Always having problems w/ IP setups. Why???

Check your NVR's Bandwidth capabilities and reduce your cameras stream quality to Medium or something. Just because it is capable of running at 3mp per cam on every channel doesnt necessarily mean that it is able to handle it. Here's a bandwidth calculator I use http://www.supercircuits.com/resources/tools/network-ip-security-camera-system-bandwidth-calculator?

Thanks for the heads-up, but I'm not using an "NVR" in the sense of a Chinese appliance. I'm recording and have confirmed the lockups with 3 different video management systems that I assure you are not bandwidth constrained ;) It's a slow fault finding process with an iteration time exceeding some 16 weeks though. I can confidently say the lockup is in the camera, as in it stops responding on the network to any request (ARP or ping) while maintaining a link. The "fix" is a quick port power cycle on the switch.
 
In your case, it could be anything from bad cabling/termination, fluctuating current in your PoE Switch, noise on the ethernet line, etc. I'd check your terminating job. I had a camera which kept going out constantly and it was a bad termination job with exposed cable on the male end
 
In your case, it could be anything from bad cabling/termination, fluctuating current in your PoE Switch, noise on the ethernet line, etc. I'd check your terminating job. I had a camera which kept going out constantly and it was a bad termination job with exposed cable on the male end

5 Cameras, 3 different switches, 2 different locations and 4 different manufacturers patch leads. I've checked *all* the variables. When you try 3 cameras on one switch and reboot one of them 4 weeks into the test so they are staggered and the first 2 lock up after 4 months, the third locks up ~4 weeks later it's not the switch. I've use 2 TP-Link (one managed, one un-managed and a Cisco) and reproduced on all 3. Currently I have 4 cameras with 4 different firmware versions recording to two different VMS simultaneously to see if it is version dependent.

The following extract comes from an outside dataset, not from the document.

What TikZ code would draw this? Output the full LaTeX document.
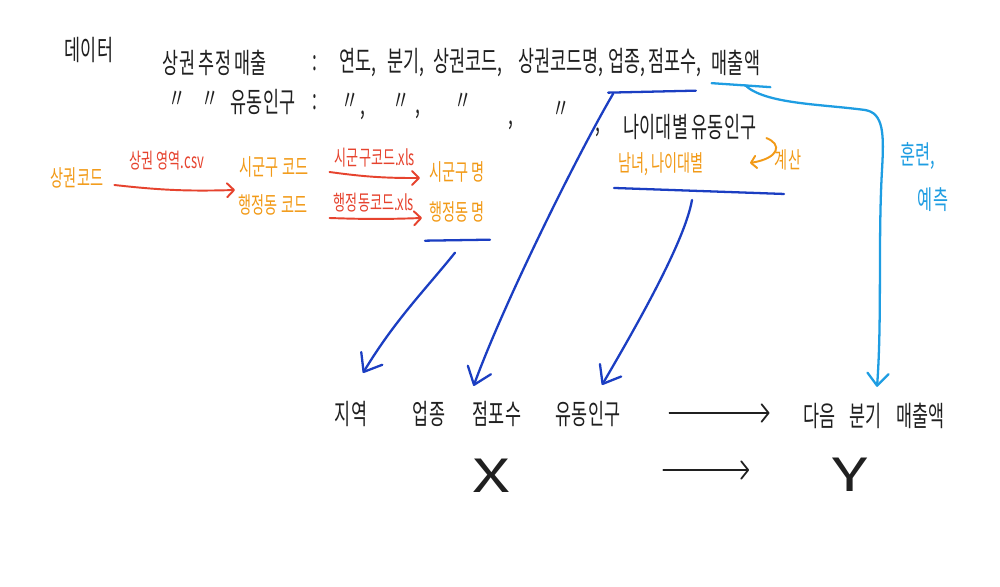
\documentclass[tikz,border=0pt]{standalone}
\usepackage{fontspec}
\newfontfamily\hand[FakeStretch=0.62]{Noto Sans CJK KR}
\newfontfamily\handx[FakeStretch=1.45]{Noto Sans CJK KR}
\usetikzlibrary{arrows.meta,calc}
\definecolor{inkblack}{HTML}{202020}
\definecolor{inkorange}{HTML}{F29A17}
\definecolor{inkred}{HTML}{E6432E}
\definecolor{inkblue}{HTML}{1B3EC2}
\definecolor{inksky}{HTML}{1E9DE2}

\begin{document}
\begin{tikzpicture}[x=0.2mm, y=-0.2mm,
    txt/.style={inner sep=0pt, text=inkblack, font=\hand\fontsize{16}{18}\selectfont},
    otxt/.style={inner sep=0pt, text=inkorange, font=\hand\fontsize{13}{15}\selectfont},
    ftxt/.style={inner sep=0pt, text=inkred, font=\hand\fontsize{12}{14}\selectfont},
    stxt/.style={inner sep=0pt, text=inksky, font=\hand\fontsize{15}{17}\selectfont},
    btxt/.style={inner sep=0pt, text=inkblack, font=\handx\fontsize{26}{28}\selectfont},
    redarrow/.style={draw=inkred, line width=1.1pt, line cap=round, -{Straight Barb[length=4pt, width=8pt, round]}},
    calcarrow/.style={draw=inkorange, line width=1.1pt, line cap=round, -{Straight Barb[length=3pt, width=7pt, round]}},
    bluearrow/.style={draw=inkblue, line width=1.3pt, line cap=round, -{Straight Barb[length=9pt, width=14pt, round]}},
    skyarrow/.style={draw=inksky, line width=1.3pt, line cap=round, -{Straight Barb[length=7pt, width=12pt, round]}},
    blackarrow/.style={draw=inkblack, line width=1pt, line cap=round, -{Straight Barb[length=4pt, width=10pt, round]}},
    blueline/.style={draw=inkblue, line width=1.3pt, line cap=round},
    skyline/.style={draw=inksky, line width=1.3pt, line cap=round}]

    \fill[white] (0, 0) rectangle (1000, 587);
    \useasboundingbox (0, 0) rectangle (1000, 587);

    % top rows
    \node[txt] (data)  at ( 89,  50) {데이터};
    \node[txt] (rec)   at (215,  63) {상권 추정 매출};
    \node[txt] (col1)  at (315,  63) {:};
    \node[txt] (yr)    at (358,  63) {연도,};
    \node[txt] (qt)    at (406,  63) {분기,};
    \node[txt] (cd)    at (468,  63) {상권코드,};
    \node[txt] (cn)    at (561,  63) {상권코드명,};
    \node[txt] (ind)   at (627,  63) {업종,};
    \node[txt] (st)    at (675,  63) {점포수,};
    \node[txt] (sales) at (736,  63) {매출액};

    \node[txt] (pop)   at (263, 102) {유동인구};
    \node[txt] (col2)  at (315, 102) {:};
    \foreach \x/\y [count=\i] in {177/100, 210/100, 350/102, 401/102, 463/102, 561/110}
        \node[txt] (dt\i) at (\x, \y) {〃};
    \foreach \x/\y [count=\i] in {363/115, 418/114, 511/125, 598/132}
        \node[txt, anchor=base] (cm\i) at (\x, \y) {,};
    \node[txt] (agepop) at (690, 127) {나이대별 유동인구};

    % code lookup
    \node[otxt] (code)   at ( 77, 178) {상권코드};
    \node[otxt] (sgc)    at (274, 167) {시군구 코드};
    \node[otxt] (hdc)    at (273, 205) {행정동 코드};
    \node[otxt] (sgn)    at (457, 172) {시군구 명};
    \node[otxt] (hdn)    at (457, 212) {행정동 명};
    \node[otxt] (sexage) at (661, 164) {남녀, 나이대별};
    \node[otxt] (calc)   at (788, 160) {계산};

    \node[ftxt] (f1) at (167, 161) {상권 영역.csv};
    \node[ftxt] (f2) at (375, 158) {시군구코드.xls};
    \node[ftxt] (f3) at (374, 203) {행정동코드.xls};

    \node[stxt] (tr) at (918, 156) {훈련,};
    \node[stxt] (pr) at (933, 200) {예측};

    % bottom
    \node[txt] (area) at (351, 414) {지역};
    \node[txt] (bind) at (429, 414) {업종};
    \node[txt] (bst)  at (497, 414) {점포수};
    \node[txt] (bpop) at (588, 414) {유동인구};
    \node[txt] (next) at (874, 416) {다음\enspace 분기\enspace 매출액};
    \node[btxt] (X) at (491, 476) {X};
    \node[btxt] (Y) at (850, 475) {Y};

    % arrows
    \draw[redarrow] ($(code.east)+(11,7)$) to[bend right=4] ($($(sgc.south west)!.5!(hdc.north west)$)+(-4,4)$);
    \draw[redarrow] ($(sgc.east)+(21,5)$) to[bend right=4] ($(sgn.west)+(-9,6)$);
    \draw[redarrow] ($(hdc.east)+(22,13)$) to[bend right=2] ($(hdn.west)+(-7,6)$);
    \draw[calcarrow] ($(agepop.south east)+(10,-2)$) .. controls (782, 144) and (780, 158) .. ($(sexage.east)+(46,-1)$);

    \draw[blueline] ($(hdn.south west)+(-4,18)$) -- ($(hdn.south east)+(5,17)$);
    \draw[blueline] ($(ind.south west)+(0,15)$) -- ($(st.south east)+(-6,13)$);
    \draw[blueline] ($(sexage.south west)+(-4,12)$) -- ($(sexage.south east)+(80,18)$);
    \draw[skyline] ($(sales.south west)+(0,7)$) -- ($(sales.south east)+(10,11)$);

    \draw[bluearrow] ($(hdn.south)+(-2,30)$) .. controls (425, 290) and (395, 320) .. ($(area.north)+(12,-28)$);
    \draw[bluearrow] ($(ind.south west)+(5,16)$) .. controls (580, 150) and (505, 300) .. ($(bst.north west)+(1,-15)$);
    \draw[bluearrow] ($(sexage.south)+(31,24)$) .. controls (685, 240) and (640, 320) .. ($(bpop.north)+(14,-16)$);
    \draw[skyarrow] ($(sales.south)+(9,9)$) .. controls (765, 104) and (820, 104) .. (865, 110)
        .. controls (884, 113) and (884, 135) .. (882, 170)
        .. controls (878, 240) and (882, 320) .. ($(next.north)+(3,-16)$);

    \draw[blackarrow] ($(bpop.east)+(49,-1)$) -- ($(next.west)+(-34,-3)$);
    \draw[blackarrow] ($(X.east)+(153,-6)$) -- ($(Y.west)+(-83,-5)$);
\end{tikzpicture}
\end{document}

Only happens with Hik 2-line R0 cameras. I have R3 & R4 cameras that are fine on the same hardware/software. They have other ONVIF bugs, but they don't lock up.
 
In your case, it could be anything from bad cabling/termination, fluctuating current in your PoE Switch, noise on the ethernet line, etc. I'd check your terminating job. I had a camera which kept going out constantly and it was a bad termination job with exposed cable on the male end

It's an issue with Hikvision cameras that have been reported by multiple users in two different forms. All of my other 4mp Hikvision, Dahua, Longse and Imporx cameras don't have this issue. Only the 3mp Hikvision Cameras.

Now the question is if I can get Blue Iris to utilize only the RTSP stream so I don't have to worry about the problem in the future.
 
It's an issue with Hikvision cameras that have been reported by multiple users in two different forms. All of my other 4mp Hikvision, Dahua, Longse and Imporx cameras don't have this issue. Only the 3mp Hikvision Cameras.

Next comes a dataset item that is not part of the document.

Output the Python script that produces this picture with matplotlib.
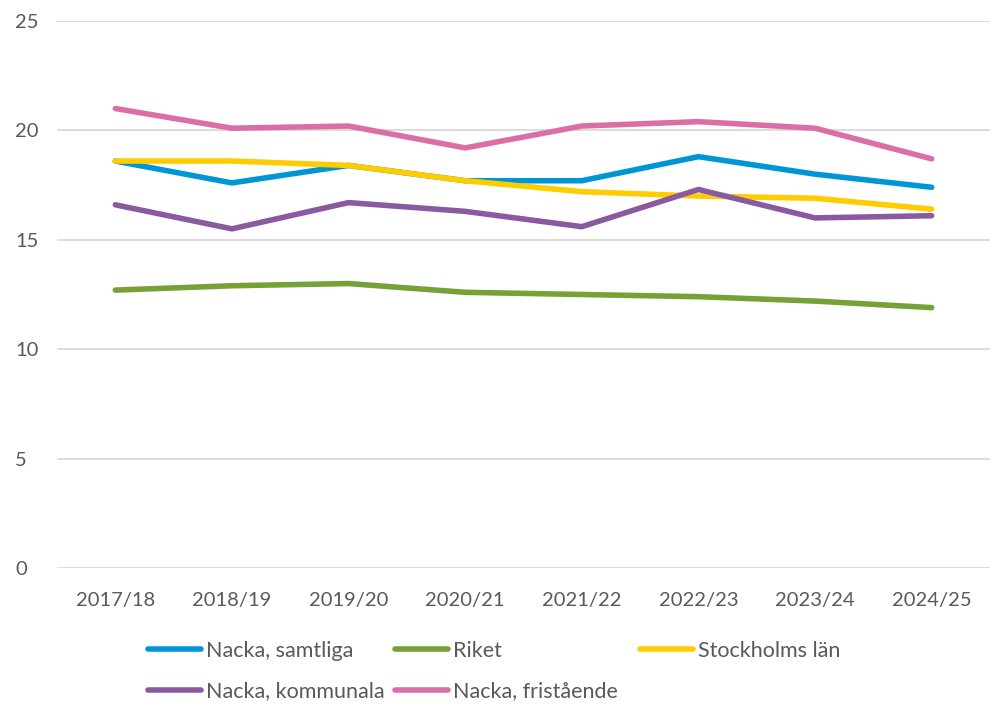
import matplotlib.pyplot as plt

plt.rcParams["font.family"] = ["Lato", "DejaVu Sans"]

seasons = ["2017/18", "2018/19", "2019/20", "2020/21", "2021/22", "2022/23", "2023/24", "2024/25"]
nacka_samtliga = [18.6, 17.6, 18.4, 17.7, 17.7, 18.8, 18.0, 17.4]
riket = [12.7, 12.9, 13.0, 12.6, 12.5, 12.4, 12.2, 11.9]
stockholms_lan = [18.6, 18.6, 18.4, 17.7, 17.2, 17.0, 16.9, 16.4]
nacka_kommunala = [16.6, 15.5, 16.7, 16.3, 15.6, 17.3, 16.0, 16.1]
nacka_fristaende = [21.0, 20.1, 20.2, 19.2, 20.2, 20.4, 20.1, 18.7]

series = [
    ("Nacka, samtliga", nacka_samtliga, "#0096d6"),
    ("Riket", riket, "#77a136"),
    ("Stockholms län", stockholms_lan, "#ffcc00"),
    ("Nacka, kommunala", nacka_kommunala, "#8a5aa0"),
    ("Nacka, fristående", nacka_fristaende, "#db6ea7"),
]

TEXT = "#595959"
W, H = 992, 706

fig = plt.figure(figsize=(W / 100, H / 100), dpi=100)
ax = fig.add_axes([57 / W, 1 - 568 / H, (990 - 57) / W, (568 - 21) / H])

x = list(range(len(seasons)))
lines = {}
for name, vals, color in series:
    (ln,) = ax.plot(x, vals, color=color, lw=4, solid_capstyle="round",
                    solid_joinstyle="round", label=name)
    lines[name] = ln

ax.set_xlim(-0.5, len(seasons) - 0.5)
ax.set_ylim(0, 25)
ax.set_yticks([0, 5, 10, 15, 20, 25])
ax.set_xticks(x)
ax.set_xticklabels(seasons)
ax.yaxis.grid(True, color="#d9d9d9", lw=1.3)
ax.set_axisbelow(True)
for s in ax.spines.values():
    s.set_visible(False)
ax.tick_params(axis="both", length=0, labelsize=14.5, colors=TEXT)
ax.tick_params(axis="x", pad=17)
ax.tick_params(axis="y", pad=30)
for lbl in ax.get_yticklabels():
    lbl.set_horizontalalignment("left")

# legend laid out in three fixed columns, two rows
columns = [
    (148, ["Nacka, samtliga", "Nacka, kommunala"]),
    (395, ["Riket", "Nacka, fristående"]),
    (640, ["Stockholms län"]),
]
for xpix, names in columns:
    leg = fig.legend([lines[n] for n in names], names, loc="upper left",
                     bbox_to_anchor=(xpix / W, 1 - 641 / H), frameon=False,
                     fontsize=15.5, handlelength=2.45, handletextpad=0.25,
                     labelspacing=0.95, borderpad=0, borderaxespad=0)
    for t in leg.get_texts():
        t.set_color(TEXT)

fig.savefig("out.png", dpi=100)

Now the question is if I can get Blue Iris to utilize only the RTSP stream so I don't have to worry about the problem in the future.
Yes simply select the camera from the drop-down and blue iris and it will pull the rtsp Stream
 
Also be aware of environmental issues that can create the problems you describe, bad weather, wind and rain can enter systems and cause issues that are not visible when you troubleshoot later when they dry out, also power surges or even cleaners using power vacuums, had many an error that needed human monitoring and turned out to be people unplugging power to switches and the like, don't always assume it is 'technical' , look for patterns, check logs and cross check with human interventions. You also have to do basic trouble shooting, swapping CAM3 to another port and see if it remains, if not then single steps of change are needed, cable - power - unit - location.